Amazon has given an explanation for the outage which brought down Netflix’s streaming service on Christmas Eve, saying all it took was one absent-minded developer.
The outage was caused by a break in service at Amazon Web Services, the company’s cloud platform, which began shortly after midnight PST on December 24.
And it was caused, says Amazon, by the deletion of some of its Elastic Load Balancing Service (ELB) state data used manage the configuration of the ELB load balancers in the region.
“The data was deleted by a maintenance process that was inadvertently run against the production ELB state data,” says the team.
“This process was run by one of a very small number of developers who have access to this production environment. Unfortunately, the developer did not realize the mistake at the time.”
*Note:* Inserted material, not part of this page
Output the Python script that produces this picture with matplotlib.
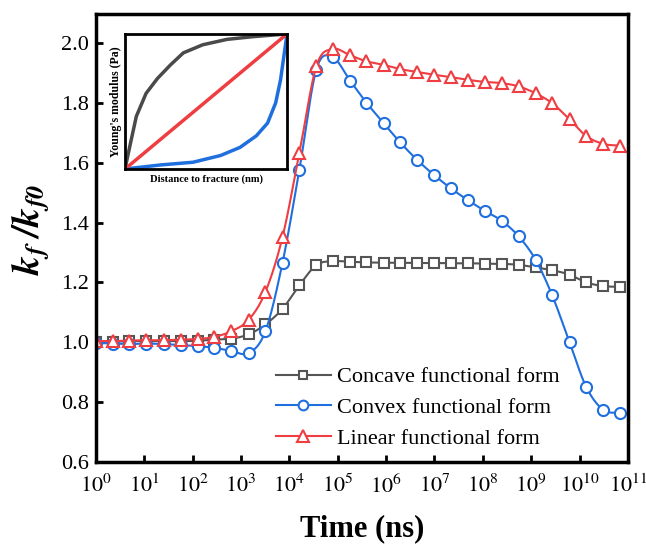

At this point, the ELB control plane began experiencing high latency and error rates for API calls to manage ELB load balancers. But at first, the team couldn’t work out what was going on, as not all the APIs were failing: many customers were able to create and manage new load balancers, but not manage existing ones.
It wasn’t until 5:00 pm that the team realized what was going on and disabled several of the ELB control plane workflows, including the scaling and descaling workflows, to prevent additional running load balancers from being affected by the missing ELB state data.
But the problems continued. “The team attempted to restore the ELB state data to a point-in-time just before 12:24 PM PST on December 24th (just before the event began). By restoring the data to this time, we would be able to merge in events that happened after this point to create an accurate state for each ELB load balancer,” says the ASWS team.
“Unfortunately, the initial method used by the team to restore the ELB state data consumed several hours and failed to provide a usable snapshot of the data. This delayed recovery until an alternate recovery process was found.”
Amazon is now attempting to reassure users that it can avoid this sort of disruption in future, most notably by modifying the access controls on its production ELB state data to prevent modification without specific Change Management (CM) approval.
It’s also modified its data recovery process and says it’s confident that it could recover ELB state data much more quickly if anything similar happens again. But this will be small comfort to users who must be wondering how safe it can ever be to rely so totally on a third party for their service.